Konon salah satu keniscayaan yang menjadi ‘pilihan’ bagi rakyat indonesia adalah, bahwa negara mengajarkan mereka untuk sabar. Dalam konteks agama, sabar memang sangat dianjurkan. Tapi dalam konteks kehidupan berbangsa dan bernegara, kesabaran yang dimiliki oleh rakyat indonesia seperti sebuah paksaan. 

Rakyat sangat jauh dari kesejahteraan, biaya hidup mahal sementara pekerjaan sulitnya setengah mati, dan jika pun ada gajinya setengah hati. Hampir, di semua segi, tak ada yang patut dibanggakan dari negeri ini. Kecuali, kita tetap akan terpaku pada romantisme sejarah yang memabukkan.

Ada lagi sebuah keniscayaan yang dilahirkan dari negeri ini, yakni rakyat harus pandai mencari oase di tengah kekeringan yang sistematis. Bagaimana tidak, jika pemerintah yang seharusnya menjadi budak rakyat justru lebih memilih terjebak dalam kepentingan pribadi dan kelompoknya. Reformasi yang kemudian melahirkan demokrasi telah diompongkan. 

Burung garuda yang sangat dibanggakan, cakarnya sudah tumpul. Dan mereka yang diutus menjadi wakil, malah lebih suka jalan-jalan ke luar negeri, yang katanya studi banding itu. Lalu kepada siapa rakyat harus meminta pertolongan? Tidak ada, kecuali kepada mereka sendiri.
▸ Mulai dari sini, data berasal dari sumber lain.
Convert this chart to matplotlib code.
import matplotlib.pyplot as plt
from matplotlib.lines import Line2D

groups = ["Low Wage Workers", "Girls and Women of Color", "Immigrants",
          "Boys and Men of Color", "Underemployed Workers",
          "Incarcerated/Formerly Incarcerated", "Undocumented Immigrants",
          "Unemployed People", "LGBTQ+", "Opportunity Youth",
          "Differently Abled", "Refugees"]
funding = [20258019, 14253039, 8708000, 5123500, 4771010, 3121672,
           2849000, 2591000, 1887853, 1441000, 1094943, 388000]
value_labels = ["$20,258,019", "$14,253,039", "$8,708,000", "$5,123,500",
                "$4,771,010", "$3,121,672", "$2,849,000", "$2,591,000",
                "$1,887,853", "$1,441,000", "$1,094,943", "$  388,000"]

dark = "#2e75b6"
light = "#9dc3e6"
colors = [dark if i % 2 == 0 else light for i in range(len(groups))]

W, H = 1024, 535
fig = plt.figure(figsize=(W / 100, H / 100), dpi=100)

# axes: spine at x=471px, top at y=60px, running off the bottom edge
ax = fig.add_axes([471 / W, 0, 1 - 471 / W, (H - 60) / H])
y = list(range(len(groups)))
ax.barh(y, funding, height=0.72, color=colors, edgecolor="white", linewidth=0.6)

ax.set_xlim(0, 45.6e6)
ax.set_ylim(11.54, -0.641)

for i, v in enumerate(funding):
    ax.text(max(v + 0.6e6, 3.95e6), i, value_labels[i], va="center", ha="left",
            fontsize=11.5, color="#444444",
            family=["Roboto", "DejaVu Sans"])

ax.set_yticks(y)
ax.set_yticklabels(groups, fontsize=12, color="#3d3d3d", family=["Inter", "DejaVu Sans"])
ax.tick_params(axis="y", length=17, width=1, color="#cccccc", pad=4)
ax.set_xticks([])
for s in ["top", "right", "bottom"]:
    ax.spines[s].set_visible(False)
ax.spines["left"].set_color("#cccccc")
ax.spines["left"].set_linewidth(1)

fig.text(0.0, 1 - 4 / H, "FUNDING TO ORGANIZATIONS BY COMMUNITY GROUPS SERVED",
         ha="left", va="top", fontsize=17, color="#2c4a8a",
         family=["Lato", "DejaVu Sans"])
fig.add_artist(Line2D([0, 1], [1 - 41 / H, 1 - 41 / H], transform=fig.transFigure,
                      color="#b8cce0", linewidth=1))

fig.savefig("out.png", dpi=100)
Dan ini menjadikan rakyat harus mencarinya sendiri. Tanpa tongkat.

Pada kondisi tertentu, televisi menjadi sesuatu yang menakutkan dan memuakkan. Setiap hari ada saja berita kriminal. Setiap hari ada berita kasus korupsi yang selalu ngambang dan konstalasi perpolitikan nasional yang memuakkan. Setiap hari ada kasus hukum yang ditumpulkan, bahkan dimatikan. Setiap hari ada ulah ‘orang-orang terhormat’ yang ternyata tak lebih baik dari seorang pengecut. Setiap hari ada saja berita tidak bermutu yang lahirnya dari para artis yang konon adalah figur. 

Hampir setiap hari ada berita tentang rakyat yang rumahnya digusur, kelaparan dimana-mana, rumah rakyat yang terbakar atau mungkin secara sistematis dibakar, mereka tersiksa, mereka terlunta-lunta dalam ketidakpastian hidup yang dipangkas pelan-pelan secara baik oleh para penjahat berkelas. Intinya, menonton televisi sama saja membuka pantat di tengah jalan. Indonesia benar-benar menakutkan, atau bahkan menjijikkan.
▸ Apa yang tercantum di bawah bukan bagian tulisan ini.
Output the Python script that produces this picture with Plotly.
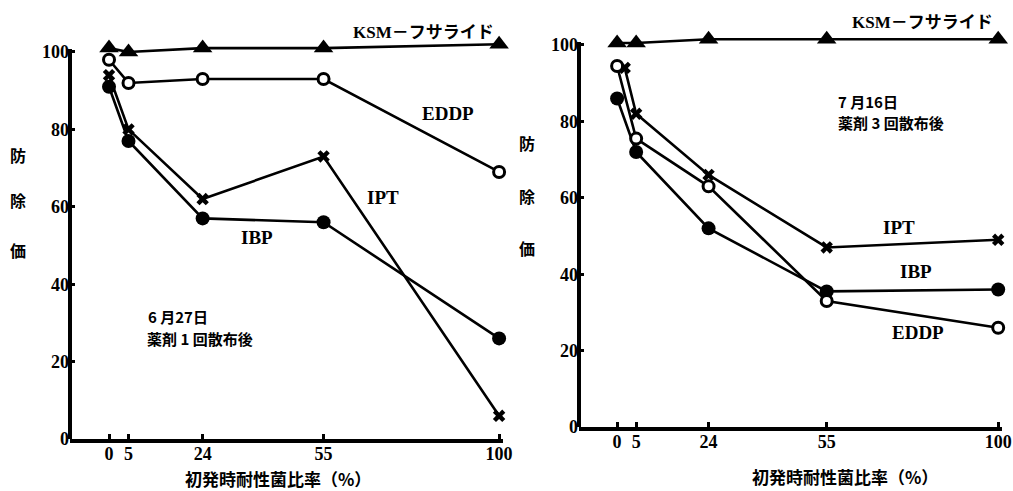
import plotly.graph_objects as go

# ---- data ----
x_vals = [0, 5, 24, 55, 100]
x_tick_labels = ["0", "5", "24", "55", "100"]
y_ticks = [0, 20, 40, 60, 80, 100]

# Panel 1: 6月27日 薬剤1回散布後
p1_ksm = [101, 100, 101, 101, 102]
p1_eddp = [98, 92, 93, 93, 69]
p1_ipt = [94, 80, 62, 73, 6]
p1_ibp = [91, 77, 57, 56, 26]

# Panel 2: 7月16日 薬剤3回散布後
p2_ksm = [100.5, 100.5, 101.5, 101.5, 101.5]
p2_eddp = [94.5, 75.5, 63, 33, 26]
p2_ipt_x = [2, 5, 24, 55, 100]
p2_ipt = [94, 82, 66, 47, 49]
p2_ibp = [86, 72, 52, 35.5, 36]

W, H = 1013, 491
fig = go.Figure()

def add_series(xs, ys, sym, fill, size, xa, ya, lw=2.6):
    fig.add_trace(go.Scatter(
        x=xs, y=ys, mode="lines+markers", xaxis=xa, yaxis=ya,
        line=dict(color="black", width=lw),
        marker=dict(symbol=sym, size=size, color=fill,
                    line=dict(color="black", width=3 if fill == "white" else 0)),
        cliponaxis=False, showlegend=False))

for xa, ya, ksm, eddp, ipt_x, ipt, ibp in [
    ("x", "y", p1_ksm, p1_eddp, x_vals, p1_ipt, p1_ibp),
    ("x2", "y2", p2_ksm, p2_eddp, p2_ipt_x, p2_ipt, p2_ibp),
]:
    add_series(x_vals, ksm, "triangle-up", "black", 17, xa, ya)
    add_series(x_vals, ibp, "circle", "black", 14, xa, ya)
    add_series(ipt_x, ipt, "x", "black", 11, xa, ya)
    add_series(x_vals, eddp, "circle", "white", 11, xa, ya)

num_font = dict(family="Liberation Serif", size=18, color="black", weight="bold")

def px_x(p):
    return p / W

def px_y(p):
    return 1 - p / H

xaxis_common = dict(
    range=[-10, 101], tickvals=x_vals, ticktext=x_tick_labels,
    showline=True, linewidth=4, linecolor="black", ticks="inside",
    ticklen=5, tickwidth=3, tickcolor="black", showgrid=False,
    zeroline=False, tickfont=num_font, fixedrange=True, automargin=False,
    ticklabelstandoff=-5)
yaxis_common = dict(
    range=[0, 104], tickvals=y_ticks,
    showline=False, ticks="inside",
    ticklen=5, tickwidth=3, tickcolor="black", showgrid=False,
    zeroline=False, tickfont=num_font, fixedrange=True, automargin=False)

fig.update_layout(
    width=W, height=H,
    margin=dict(l=0, r=0, t=0, b=0),
    paper_bgcolor="white", plot_bgcolor="white",
    xaxis=dict(domain=[px_x(70), px_x(503)], anchor="y", **xaxis_common),
    yaxis=dict(domain=[px_y(439), px_y(36.5)], anchor="x", **yaxis_common),
    xaxis2=dict(domain=[px_x(579), px_x(1002)], anchor="y2", **xaxis_common),
    yaxis2=dict(domain=[px_y(427), px_y(29.7)], anchor="x2", **yaxis_common),
)

# vertical axis lines, from 0 up to just above 100
for xr, yr in [("x domain", "y"), ("x2 domain", "y2")]:
    fig.add_shape(type="line", xref=xr, yref=yr, x0=0, x1=0, y0=0, y1=100.8,
                  line=dict(color="black", width=4))

label_font = dict(family="Liberation Serif, Noto Sans CJK JP", size=17, color="black", weight="bold")
name_font = dict(family="Liberation Serif", size=19, color="black", weight="bold")
jp_font = dict(family="Noto Sans CJK JP", size=15, color="black", weight="bold")
ylab_font = dict(family="Noto Sans CJK JP", size=16, color="black", weight="bold")
title_font = dict(family="Noto Sans CJK JP", size=17, color="black", weight="bold")

def ann(text, x, y, font, xanchor="center"):
    fig.add_annotation(text=text, x=px_x(x), y=px_y(y), xref="paper", yref="paper",
                       showarrow=False, font=font, xanchor=xanchor, yanchor="middle")

# Panel 1 labels
ann("KSM－フサライド", 423, 33, label_font)
ann("EDDP", 448, 113, name_font)
ann("IPT", 383, 197, name_font)
ann("IBP", 257, 237, name_font)
ann("6 月27日", 146, 316, jp_font, "left")
ann("薬剤 1 回散布後", 145, 338, jp_font, "left")
for ch, yy in [("防", 155), ("除", 200), ("価", 250)]:
    ann(ch, 18, yy, ylab_font)
ann("初発時耐性菌比率（%）", 278, 478, title_font)

# Panel 2 labels
ann("KSM－フサライド", 922, 23, label_font)
ann("7 月16日", 836, 102, jp_font, "left")
ann("薬剤 3 回散布後", 836, 123, jp_font, "left")
ann("IPT", 899, 227, name_font)
ann("IBP", 916, 271, name_font)
ann("EDDP", 918, 332, name_font)
for ch, yy in [("防", 143), ("除", 196), ("価", 248)]:
    ann(ch, 527, yy, ylab_font)
ann("初発時耐性菌比率（%）", 845, 476, title_font)

fig.write_html(
    "out.html",
    config={"displayModeBar": False},
    post_script="document.body.style.margin='0';document.documentElement.style.overflow='hidden';document.body.style.overflow='hidden';",
)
Hanya saja, ini justru yang lebih penting. Jangan pernah lupa bahwa televisi juga menyajikan sesuatu yang menyegarkan. Setidaknya sejenak membuat yang menonton merasa lupa bahwa mereka sedang tinggal di indonesia, sebuah negeri yang sebentar lagi mungkin akan digadaikan kepada orang-orang asing. 
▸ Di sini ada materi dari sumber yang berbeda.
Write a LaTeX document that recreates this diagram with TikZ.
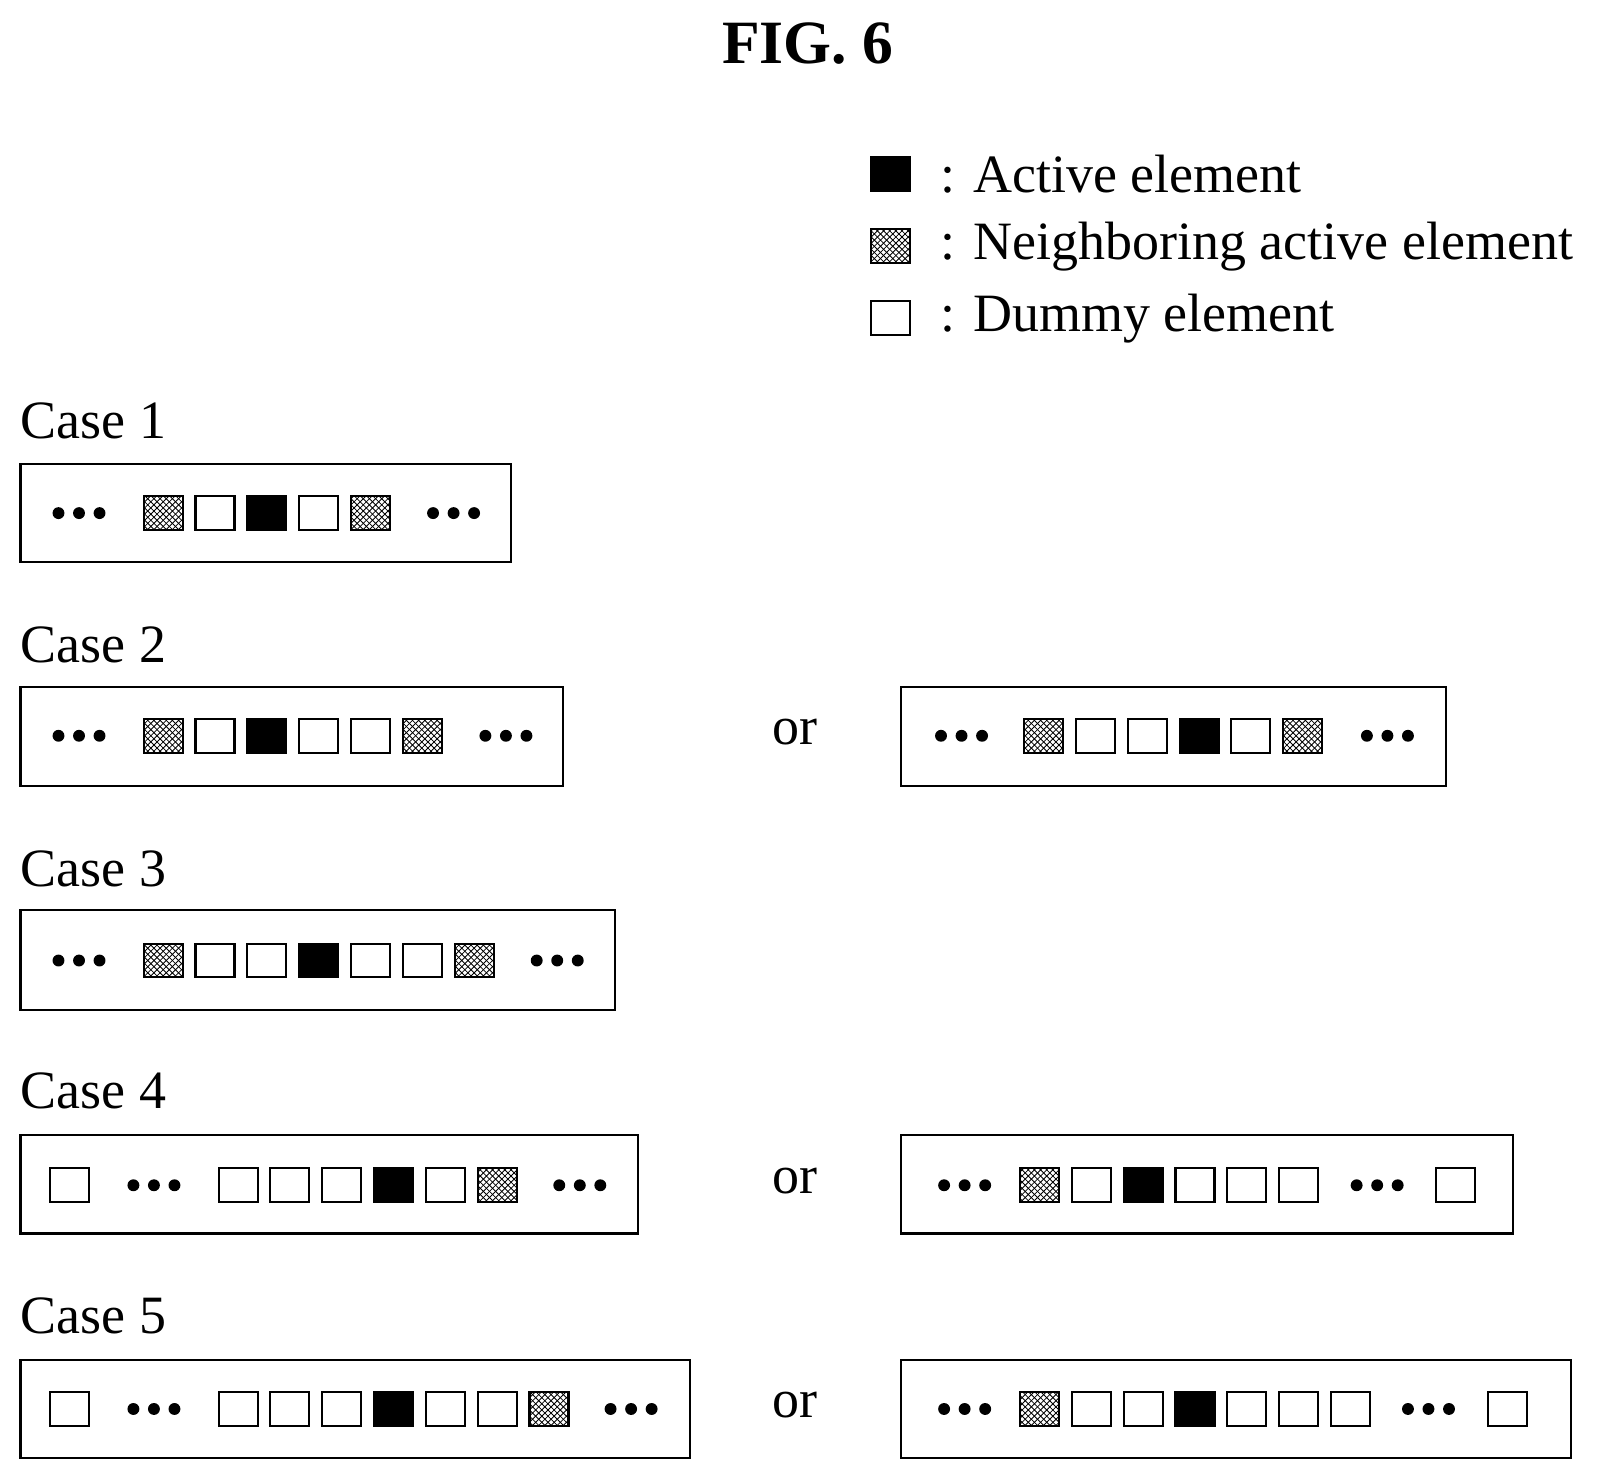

Maka, sebagai oase di antara segala hal yang buruk itu, menonton acara-acara yang lucu menjadi sebuah keniscayaan. Dan alhamdulillah, untuk yang satu ini, ada banyak pilihan. Hampir semua stasiun menyediakan menu ini. Dan sepertinya, mereka, para pelaku di industri televisi, memang mengerti bahwa acara yang sifatnya lucu dan membuat penonton tertawa terbahak-bahak sangat dibutuhkan oleh rakyat indonesia. Karena jika tidak, rakyat bisa mati mendadak; sebelum bisa tertawa terbahak-bahak.

Boleh saja ini terlalu subjektif, tapi tentu saja yang namanya hiburan, bagaimanapun dan kapanpun, akan tetap menjadi sesuatu yang istimewa. Ada ‘Opera Van Java’, ada ‘Pas Mantab’, ada ‘Awas Ada Sule’, ada ‘Sketsa’, bahkan ada ‘acara lucu’ yang didesain khusus untuk menyadarkan mereka yang tidak merasa salah dengan menggunakan kalimat-kalimat yang segar. Seperti, ‘Sentilan Sentilun’, ‘Democrazy’, dulu ada ‘Republik Mimpi’ ‘Republik BBM’, meski tak juga mampu membuat sadar orang yang dibicarakan. dan lainnya lagi misalnya ‘Golden Way’, ‘Kick Andy’, atau bahkan ‘Spongebob’. 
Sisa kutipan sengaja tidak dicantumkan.